Selected by Diana Manipud, Archives Assistant
Group Captain Albert Peter Vincent Daly was posted with 29 Squadron, when he was shot down over Achiet-le-Grand on the 1st February 1917 by Lt Werner Voss. Daly was wounded in the shoulder but had managed to glide his plane down albeit within enemy lines, and was immediately taken as a Prisoner of War. Initially, he was listed as missing and presumably killed, but on a list received from Berlin on 12th March 1917, the Prisoners of War International Agency notified relevant parties that Daly had been taken and had arrived at a POW camp in Stralsund-Danholm. Daly was exchanged into Holland for internment on May 7th 1918, and was finally repatriated on 31st August 1918.
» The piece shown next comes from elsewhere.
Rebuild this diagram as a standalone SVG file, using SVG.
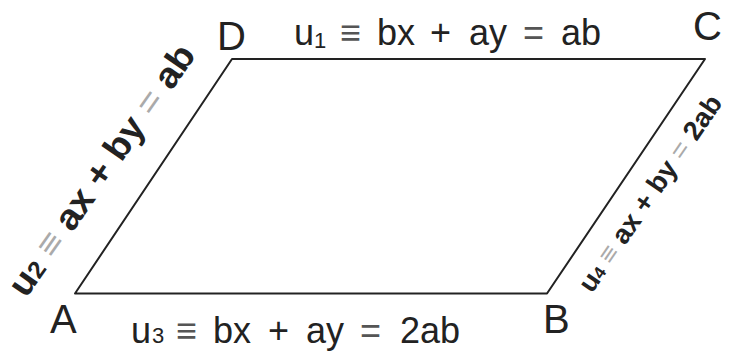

Daly’s papers include this letter from a fellow officer to Daly’s mother, 17 Apr 1917, with an eyewitness account of Daly’s forced landing. The officer writes “…I understand from reports of other pilots that they were attacked by a German scout patrol far exceeding in numbers their own. Capt Daly himself who was leader put up a very fine fight but most unfortunately had his engine hit and had to come down”. He goes on to say that Daly was “a very fine leader with oceans of pluck…I expect he will be treated very well, as all the R.F.C. seem to be. There seems to be a very different feeling between the two Flying Corps than between the infantry”. I find this letter interesting as you can really envisage the dogfight that went on between the planes!